If we take a view, my lords, of their late conduct, without suffering our desires to mislead our understandings, we shall find no reason for imagining, that they propose any sudden alteration of their conduct, which has been hitherto consistent and steady, and appears to arise from established principles, which nothing has lately happened to incline them to forsake.

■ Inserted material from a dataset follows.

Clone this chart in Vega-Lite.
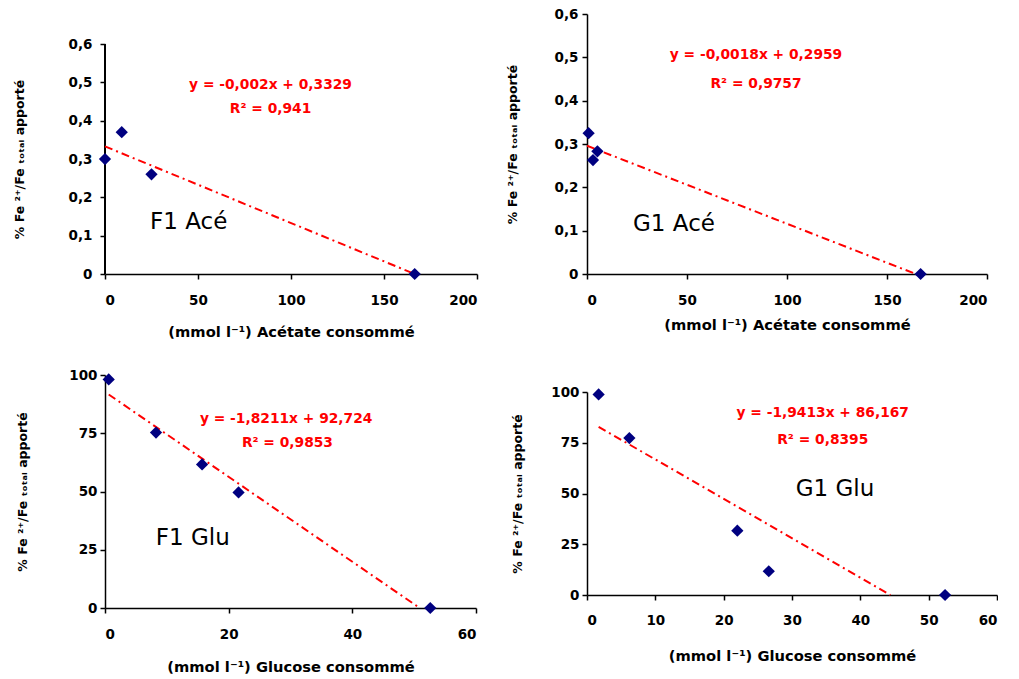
{
  "$schema": "https://vega.github.io/schema/vega-lite/v6.json",
  "padding": {"left": 13, "top": 7, "right": 0, "bottom": 0},
  "background": "white",
  "config": {
    "view": {"stroke": null},
    "font": "DejaVu Sans",
    "axis": {
      "grid": false,
      "domainColor": "black",
      "domainWidth": 1.5,
      "tickColor": "black",
      "tickWidth": 1.5,
      "tickSize": 5,
      "labelFont": "DejaVu Sans",
      "labelFontWeight": "bold",
      "labelFontSize": 13.5,
      "labelColor": "black",
      "titleFont": "DejaVu Sans",
      "titleFontWeight": "bold",
      "titleFontSize": 14.7,
      "titleColor": "black",
      "labelExpr": "replace(format(datum.value, '~g'), '.', ',')"
    }
  },
  "hconcat": [
    {
      "spacing": 28,
      "vconcat": [
        {
          "width": 372,
          "height": 260,
          "data": {"values": [
            {"kind": "pt", "x": 0, "y": 0.30},
            {"kind": "pt", "x": 9, "y": 0.37},
            {"kind": "pt", "x": 25, "y": 0.26},
            {"kind": "pt", "x": 166.5, "y": 0},
            {"kind": "fit", "x": 0, "y": 0.3329},
            {"kind": "fit", "x": 166.5, "y": 0},
            {"kind": "eq", "x": 89, "y": 0.492, "label": "y = -0,002x + 0,3329"},
            {"kind": "eq", "x": 89, "y": 0.43, "label": "R² = 0,941"},
            {"kind": "name", "x": 45, "y": 0.136, "label": "F1 Acé"}
          ]},
          "encoding": {
            "x": {"field": "x", "type": "quantitative", "scale": {"domain": [0, 200]},
              "axis": {"values": [0, 50, 100, 150, 200], "labelPadding": 14, "titlePadding": 18, "title": "(mmol l⁻¹) Acétate consommé"}},
            "y": {"field": "y", "type": "quantitative", "scale": {"domain": [0, 0.6783]},
              "axis": {"values": [0, 0.1, 0.2, 0.3, 0.4, 0.5, 0.6], "domain": false, "labelPadding": 8, "titlePadding": 42, "titleY": 145, "title": "% Fe ²⁺/Fe ₜₒₜₐₗ apporté", "titleFontSize": 12.5}}
          },
          "layer": [
            {"mark": {"type": "rule", "color": "black", "strokeWidth": 1.5},
              "encoding": {"x": {"datum": 0, "type": "quantitative"}, "y": {"datum": 0, "type": "quantitative"}, "y2": {"datum": 0.6}}},
            {"transform": [{"filter": "datum.kind == 'fit'"}], "mark": {"type": "line", "color": "#ff0000", "strokeWidth": 2, "strokeDash": [8, 4, 2, 4]}},
            {"transform": [{"filter": "datum.kind == 'pt'"}], "mark": {"type": "point", "shape": "diamond", "filled": true, "color": "#000080", "size": 150, "opacity": 1}},
            {"transform": [{"filter": "datum.kind == 'eq'"}], "mark": {"type": "text", "color": "#ff0000", "fontWeight": "bold", "fontSize": 13.8, "font": "DejaVu Sans"}, "encoding": {"text": {"field": "label"}}},
            {"transform": [{"filter": "datum.kind == 'name'"}], "mark": {"type": "text", "color": "black", "fontSize": 23, "font": "DejaVu Sans"}, "encoding": {"text": {"field": "label"}}}
          ]
        },
        {
          "width": 371,
          "height": 233,
          "data": {"values": [
            {"kind": "pt", "x": 0.6, "y": 98.1},
            {"kind": "pt", "x": 8.25, "y": 75.3},
            {"kind": "pt", "x": 15.7, "y": 61.6},
            {"kind": "pt", "x": 21.6, "y": 49.6},
            {"kind": "pt", "x": 52.6, "y": 0},
            {"kind": "fit", "x": 0.6, "y": 91.63},
            {"kind": "fit", "x": 50.9, "y": 0},
            {"kind": "eq", "x": 29.3, "y": 81.0, "label": "y = -1,8211x + 92,724"},
            {"kind": "eq", "x": 29.5, "y": 70.7, "label": "R² = 0,9853"},
            {"kind": "name", "x": 14.2, "y": 30, "label": "F1 Glu"}
          ]},
          "encoding": {
            "x": {"field": "x", "type": "quantitative", "scale": {"domain": [0, 60]},
              "axis": {"values": [0, 20, 40, 60], "labelPadding": 14, "titlePadding": 19, "title": "(mmol l⁻¹) Glucose consommé"}},
            "y": {"field": "y", "type": "quantitative", "scale": {"domain": [0, 100]},
              "axis": {"values": [0, 25, 50, 75, 100], "labelPadding": 3, "titlePadding": 39, "title": "% Fe ²⁺/Fe ₜₒₜₐₗ apporté", "titleFontSize": 12.5}}
          },
          "layer": [
            {"transform": [{"filter": "datum.kind == 'fit'"}], "mark": {"type": "line", "color": "#ff0000", "strokeWidth": 2, "strokeDash": [8, 4, 2, 4]}},
            {"transform": [{"filter": "datum.kind == 'pt'"}], "mark": {"type": "point", "shape": "diamond", "filled": true, "color": "#000080", "size": 150, "opacity": 1}},
            {"transform": [{"filter": "datum.kind == 'eq'"}], "mark": {"type": "text", "color": "#ff0000", "fontWeight": "bold", "fontSize": 13.8, "font": "DejaVu Sans"}, "encoding": {"text": {"field": "label"}}},
            {"transform": [{"filter": "datum.kind == 'name'"}], "mark": {"type": "text", "color": "black", "fontSize": 23, "font": "DejaVu Sans"}, "encoding": {"text": {"field": "label"}}}
          ]
        }
      ]
    },
    {
      "spacing": 52,
      "vconcat": [
        {
          "width": 400,
          "height": 260,
          "data": {"values": [
            {"kind": "pt", "x": 0.8, "y": 0.325},
            {"kind": "pt", "x": 3, "y": 0.263},
            {"kind": "pt", "x": 5.2, "y": 0.283},
            {"kind": "pt", "x": 166.8, "y": 0},
            {"kind": "fit", "x": 0, "y": 0.2959},
            {"kind": "fit", "x": 164.4, "y": 0},
            {"kind": "eq", "x": 84.5, "y": 0.505, "label": "y = -0,0018x + 0,2959"},
            {"kind": "eq", "x": 84.5, "y": 0.438, "label": "R² = 0,9757"},
            {"kind": "name", "x": 43.5, "y": 0.115, "label": "G1 Acé"}
          ]},
          "encoding": {
            "x": {"field": "x", "type": "quantitative", "scale": {"domain": [0, 200]},
              "axis": {"values": [0, 50, 100, 150, 200], "labelPadding": 14, "titlePadding": 11, "title": "(mmol l⁻¹) Acétate consommé"}},
            "y": {"field": "y", "type": "quantitative", "scale": {"domain": [0, 0.6]},
              "axis": {"values": [0, 0.1, 0.2, 0.3, 0.4, 0.5, 0.6], "labelPadding": 4, "titlePadding": 35, "title": "% Fe ²⁺/Fe ₜₒₜₐₗ apporté", "titleFontSize": 12.5}}
          },
          "layer": [
            {"transform": [{"filter": "datum.kind == 'fit'"}], "mark": {"type": "line", "color": "#ff0000", "strokeWidth": 2, "strokeDash": [8, 4, 2, 4]}},
            {"transform": [{"filter": "datum.kind == 'pt'"}], "mark": {"type": "point", "shape": "diamond", "filled": true, "color": "#000080", "size": 150, "opacity": 1}},
            {"transform": [{"filter": "datum.kind == 'eq'"}], "mark": {"type": "text", "color": "#ff0000", "fontWeight": "bold", "fontSize": 13.8, "font": "DejaVu Sans"}, "encoding": {"text": {"field": "label"}}},
            {"transform": [{"filter": "datum.kind == 'name'"}], "mark": {"type": "text", "color": "black", "fontSize": 23, "font": "DejaVu Sans"}, "encoding": {"text": {"field": "label"}}}
          ]
        },
        {
          "width": 410,
          "height": 203,
          "data": {"values": [
            {"kind": "pt", "x": 1.7, "y": 98.8},
            {"kind": "pt", "x": 6.2, "y": 77.3},
            {"kind": "pt", "x": 22.0, "y": 31.7},
            {"kind": "pt", "x": 26.6, "y": 11.7},
            {"kind": "pt", "x": 52.4, "y": 0},
            {"kind": "fit", "x": 1.7, "y": 82.87},
            {"kind": "fit", "x": 44.4, "y": 0},
            {"kind": "eq", "x": 34.5, "y": 89.7, "label": "y = -1,9413x + 86,167"},
            {"kind": "eq", "x": 34.5, "y": 76.4, "label": "R² = 0,8395"},
            {"kind": "name", "x": 36.3, "y": 52.2, "label": "G1 Glu"}
          ]},
          "encoding": {
            "x": {"field": "x", "type": "quantitative", "scale": {"domain": [0, 60]},
              "axis": {"values": [0, 10, 20, 30, 40, 50, 60], "labelPadding": 13, "titlePadding": 22, "title": "(mmol l⁻¹) Glucose consommé"}},
            "y": {"field": "y", "type": "quantitative", "scale": {"domain": [0, 100]},
              "axis": {"values": [0, 25, 50, 75, 100], "labelPadding": 3, "titlePadding": 26, "title": "% Fe ²⁺/Fe ₜₒₜₐₗ apporté", "titleFontSize": 12.5}}
          },
          "layer": [
            {"transform": [{"filter": "datum.kind == 'fit'"}], "mark": {"type": "line", "color": "#ff0000", "strokeWidth": 2, "strokeDash": [8, 4, 2, 4]}},
            {"transform": [{"filter": "datum.kind == 'pt'"}], "mark": {"type": "point", "shape": "diamond", "filled": true, "color": "#000080", "size": 150, "opacity": 1}},
            {"transform": [{"filter": "datum.kind == 'eq'"}], "mark": {"type": "text", "color": "#ff0000", "fontWeight": "bold", "fontSize": 13.8, "font": "DejaVu Sans"}, "encoding": {"text": {"field": "label"}}},
            {"transform": [{"filter": "datum.kind == 'name'"}], "mark": {"type": "text", "color": "black", "fontSize": 23, "font": "DejaVu Sans"}, "encoding": {"text": {"field": "label"}}}
          ]
        }
      ]
    }
  ],
  "spacing": 28
}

When they were solicited to become, like us, the guarantees of Hanover, they made no scruple of returning, with whatever unpoliteness, an absolute refusal; nor could they be prevailed upon to grant, what we appear to think that we were honoured in being admitted to bestow. When they were called upon to fulfil their stipulation, and support the Pragmatick sanction, they evaded their own contract, till all assistance would have been too late, had not a lucky discovery of the French perfidy separated the king of Prussia from them; and what reason, my lords, can be given, why they should now do what they refused, when it might have been much more safely and more easily effected? Did they suffer the queen of Hungary to be oppressed, only to show their own power and affluence by relieving her? or can it be imagined, that pity has prevailed over policy or cowardice? They, who in contempt of their own treaties refused to engage in a cause while it was yet doubtful, will certainly think themselves justified in abandoning it when it is lost, and will urge, that no treaty can oblige them to act like madmen, or to undertake impossibilities.

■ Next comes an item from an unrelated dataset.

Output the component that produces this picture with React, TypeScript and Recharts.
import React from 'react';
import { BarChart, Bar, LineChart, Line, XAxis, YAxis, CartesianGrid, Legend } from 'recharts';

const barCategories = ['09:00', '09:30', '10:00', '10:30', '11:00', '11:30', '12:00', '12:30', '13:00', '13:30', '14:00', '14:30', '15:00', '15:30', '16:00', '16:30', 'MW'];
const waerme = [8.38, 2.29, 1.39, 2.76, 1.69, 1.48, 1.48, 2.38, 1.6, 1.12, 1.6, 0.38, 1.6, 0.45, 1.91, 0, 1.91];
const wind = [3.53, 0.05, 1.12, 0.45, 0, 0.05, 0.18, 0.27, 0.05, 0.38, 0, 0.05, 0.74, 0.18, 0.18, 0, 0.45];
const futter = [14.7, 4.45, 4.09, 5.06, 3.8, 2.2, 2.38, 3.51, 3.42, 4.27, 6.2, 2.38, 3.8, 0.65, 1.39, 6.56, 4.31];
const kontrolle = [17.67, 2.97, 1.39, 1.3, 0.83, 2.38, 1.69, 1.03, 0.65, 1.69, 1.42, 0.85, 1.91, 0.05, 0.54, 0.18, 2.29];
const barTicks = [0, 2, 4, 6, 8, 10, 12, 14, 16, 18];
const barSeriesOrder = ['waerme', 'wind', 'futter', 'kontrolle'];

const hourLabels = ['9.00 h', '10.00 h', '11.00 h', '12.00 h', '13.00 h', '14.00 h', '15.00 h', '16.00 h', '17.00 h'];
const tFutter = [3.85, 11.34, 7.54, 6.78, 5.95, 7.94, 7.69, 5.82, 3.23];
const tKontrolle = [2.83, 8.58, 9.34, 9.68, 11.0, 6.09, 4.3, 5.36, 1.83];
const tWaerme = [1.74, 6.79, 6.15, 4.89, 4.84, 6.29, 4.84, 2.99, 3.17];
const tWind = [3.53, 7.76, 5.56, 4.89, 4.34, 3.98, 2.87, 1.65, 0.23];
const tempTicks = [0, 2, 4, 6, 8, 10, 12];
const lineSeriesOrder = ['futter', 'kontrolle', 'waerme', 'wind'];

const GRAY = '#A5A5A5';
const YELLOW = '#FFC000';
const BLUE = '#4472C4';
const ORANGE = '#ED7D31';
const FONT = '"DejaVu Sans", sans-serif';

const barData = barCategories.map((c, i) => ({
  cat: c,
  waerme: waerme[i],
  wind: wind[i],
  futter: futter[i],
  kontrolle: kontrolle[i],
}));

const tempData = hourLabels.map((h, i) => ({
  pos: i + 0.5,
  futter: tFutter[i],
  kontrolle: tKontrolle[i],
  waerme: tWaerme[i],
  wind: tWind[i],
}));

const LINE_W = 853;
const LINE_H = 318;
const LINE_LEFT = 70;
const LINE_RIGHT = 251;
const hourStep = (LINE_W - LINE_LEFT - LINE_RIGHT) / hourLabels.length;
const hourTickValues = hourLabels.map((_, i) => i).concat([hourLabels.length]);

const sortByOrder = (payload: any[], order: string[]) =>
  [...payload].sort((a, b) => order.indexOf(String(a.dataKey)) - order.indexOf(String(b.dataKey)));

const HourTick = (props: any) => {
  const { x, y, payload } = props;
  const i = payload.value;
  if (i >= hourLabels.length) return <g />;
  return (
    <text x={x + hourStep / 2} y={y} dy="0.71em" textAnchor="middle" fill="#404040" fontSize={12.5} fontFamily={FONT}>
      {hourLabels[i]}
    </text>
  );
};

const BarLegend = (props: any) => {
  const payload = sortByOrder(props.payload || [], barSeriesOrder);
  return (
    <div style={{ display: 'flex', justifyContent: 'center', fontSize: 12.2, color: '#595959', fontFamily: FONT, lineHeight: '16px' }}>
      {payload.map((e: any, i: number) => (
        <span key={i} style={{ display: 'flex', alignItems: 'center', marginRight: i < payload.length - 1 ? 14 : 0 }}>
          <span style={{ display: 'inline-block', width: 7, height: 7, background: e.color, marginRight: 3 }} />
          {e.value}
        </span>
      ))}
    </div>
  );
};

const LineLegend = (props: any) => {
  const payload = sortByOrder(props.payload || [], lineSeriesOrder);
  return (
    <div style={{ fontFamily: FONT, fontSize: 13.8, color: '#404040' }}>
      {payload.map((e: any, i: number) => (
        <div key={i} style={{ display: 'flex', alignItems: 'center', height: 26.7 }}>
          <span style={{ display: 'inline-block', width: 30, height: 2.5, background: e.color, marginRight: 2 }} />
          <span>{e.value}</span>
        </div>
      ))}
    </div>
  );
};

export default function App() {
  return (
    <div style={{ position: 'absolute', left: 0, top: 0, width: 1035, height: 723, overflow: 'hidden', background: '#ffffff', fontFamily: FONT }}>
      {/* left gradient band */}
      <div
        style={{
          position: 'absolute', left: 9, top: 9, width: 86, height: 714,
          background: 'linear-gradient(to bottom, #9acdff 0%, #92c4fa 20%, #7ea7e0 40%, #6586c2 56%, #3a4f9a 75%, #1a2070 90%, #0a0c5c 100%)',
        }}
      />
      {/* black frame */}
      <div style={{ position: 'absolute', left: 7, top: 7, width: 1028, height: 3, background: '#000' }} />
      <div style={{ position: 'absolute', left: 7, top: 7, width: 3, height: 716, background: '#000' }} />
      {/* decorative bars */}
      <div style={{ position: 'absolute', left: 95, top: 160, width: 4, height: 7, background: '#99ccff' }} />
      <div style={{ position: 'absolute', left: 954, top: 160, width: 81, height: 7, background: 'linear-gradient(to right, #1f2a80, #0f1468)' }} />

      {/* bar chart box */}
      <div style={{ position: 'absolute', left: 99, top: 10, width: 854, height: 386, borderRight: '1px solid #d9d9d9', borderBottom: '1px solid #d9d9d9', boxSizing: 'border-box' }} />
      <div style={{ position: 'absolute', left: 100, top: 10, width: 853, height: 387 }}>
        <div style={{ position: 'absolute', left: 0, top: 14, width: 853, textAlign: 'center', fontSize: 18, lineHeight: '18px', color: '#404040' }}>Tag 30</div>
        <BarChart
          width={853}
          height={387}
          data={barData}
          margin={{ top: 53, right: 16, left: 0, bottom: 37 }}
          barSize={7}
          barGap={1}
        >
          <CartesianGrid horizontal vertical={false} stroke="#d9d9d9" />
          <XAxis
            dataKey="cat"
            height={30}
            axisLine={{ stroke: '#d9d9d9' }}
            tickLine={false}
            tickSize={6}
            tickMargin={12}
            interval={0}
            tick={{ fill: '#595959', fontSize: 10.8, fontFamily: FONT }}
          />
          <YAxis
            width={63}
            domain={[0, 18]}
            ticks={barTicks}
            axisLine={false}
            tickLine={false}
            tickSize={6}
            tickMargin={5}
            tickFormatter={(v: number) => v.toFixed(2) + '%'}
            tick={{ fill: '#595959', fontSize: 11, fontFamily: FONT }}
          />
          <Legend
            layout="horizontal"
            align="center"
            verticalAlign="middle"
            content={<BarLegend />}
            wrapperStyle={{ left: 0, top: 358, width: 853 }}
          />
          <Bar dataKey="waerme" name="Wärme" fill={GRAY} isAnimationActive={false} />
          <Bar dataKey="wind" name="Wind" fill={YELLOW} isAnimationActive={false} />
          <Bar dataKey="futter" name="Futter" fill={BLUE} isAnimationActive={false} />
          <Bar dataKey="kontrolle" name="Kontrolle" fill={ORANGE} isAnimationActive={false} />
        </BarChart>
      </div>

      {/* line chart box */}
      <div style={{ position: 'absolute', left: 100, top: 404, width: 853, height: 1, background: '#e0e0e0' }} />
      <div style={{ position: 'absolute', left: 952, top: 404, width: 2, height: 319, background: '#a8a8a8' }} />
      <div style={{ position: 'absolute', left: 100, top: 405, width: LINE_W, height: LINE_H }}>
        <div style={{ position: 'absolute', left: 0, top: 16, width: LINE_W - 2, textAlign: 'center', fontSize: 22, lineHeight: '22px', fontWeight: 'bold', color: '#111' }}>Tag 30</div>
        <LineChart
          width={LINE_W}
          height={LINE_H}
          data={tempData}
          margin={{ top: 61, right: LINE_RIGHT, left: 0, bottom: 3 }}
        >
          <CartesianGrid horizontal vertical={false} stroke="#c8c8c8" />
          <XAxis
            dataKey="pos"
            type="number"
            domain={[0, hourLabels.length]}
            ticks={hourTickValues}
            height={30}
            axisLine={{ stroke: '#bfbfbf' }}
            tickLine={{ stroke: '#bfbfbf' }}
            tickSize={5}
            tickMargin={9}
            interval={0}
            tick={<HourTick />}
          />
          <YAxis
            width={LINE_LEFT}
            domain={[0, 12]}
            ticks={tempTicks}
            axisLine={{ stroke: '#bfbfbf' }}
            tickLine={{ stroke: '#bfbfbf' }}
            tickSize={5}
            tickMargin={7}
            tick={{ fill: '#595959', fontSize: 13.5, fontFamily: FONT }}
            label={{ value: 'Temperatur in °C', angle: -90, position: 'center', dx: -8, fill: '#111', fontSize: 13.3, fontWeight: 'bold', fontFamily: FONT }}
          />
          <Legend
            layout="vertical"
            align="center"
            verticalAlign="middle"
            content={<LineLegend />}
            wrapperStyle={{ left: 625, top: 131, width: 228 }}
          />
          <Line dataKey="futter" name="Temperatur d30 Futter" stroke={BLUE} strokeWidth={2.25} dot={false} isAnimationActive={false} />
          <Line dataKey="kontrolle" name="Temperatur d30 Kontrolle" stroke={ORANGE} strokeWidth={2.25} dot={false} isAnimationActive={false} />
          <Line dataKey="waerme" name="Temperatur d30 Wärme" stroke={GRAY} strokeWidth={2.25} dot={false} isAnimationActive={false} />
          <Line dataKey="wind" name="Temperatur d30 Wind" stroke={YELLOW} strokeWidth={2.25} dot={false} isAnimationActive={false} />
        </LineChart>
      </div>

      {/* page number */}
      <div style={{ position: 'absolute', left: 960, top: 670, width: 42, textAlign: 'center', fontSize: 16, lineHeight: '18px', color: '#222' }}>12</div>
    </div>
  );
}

I am, therefore, convinced, my lords, that they will not enter into an offensive treaty, and that they have only engaged to do what their own interest required from them, without any new stipulation, to preserve their own country from invasion by sending garrisons into the frontier towns, which they may do without any offence to France, or any interruption of their own tranquillity.
Many other treaties have been mentioned, my lords, and mentioned with great ostentation, as the effects of consummate policy, which will, I suspect, appear to be at least only defensive treaties, by which the contracting powers promise little more than to take care of themselves.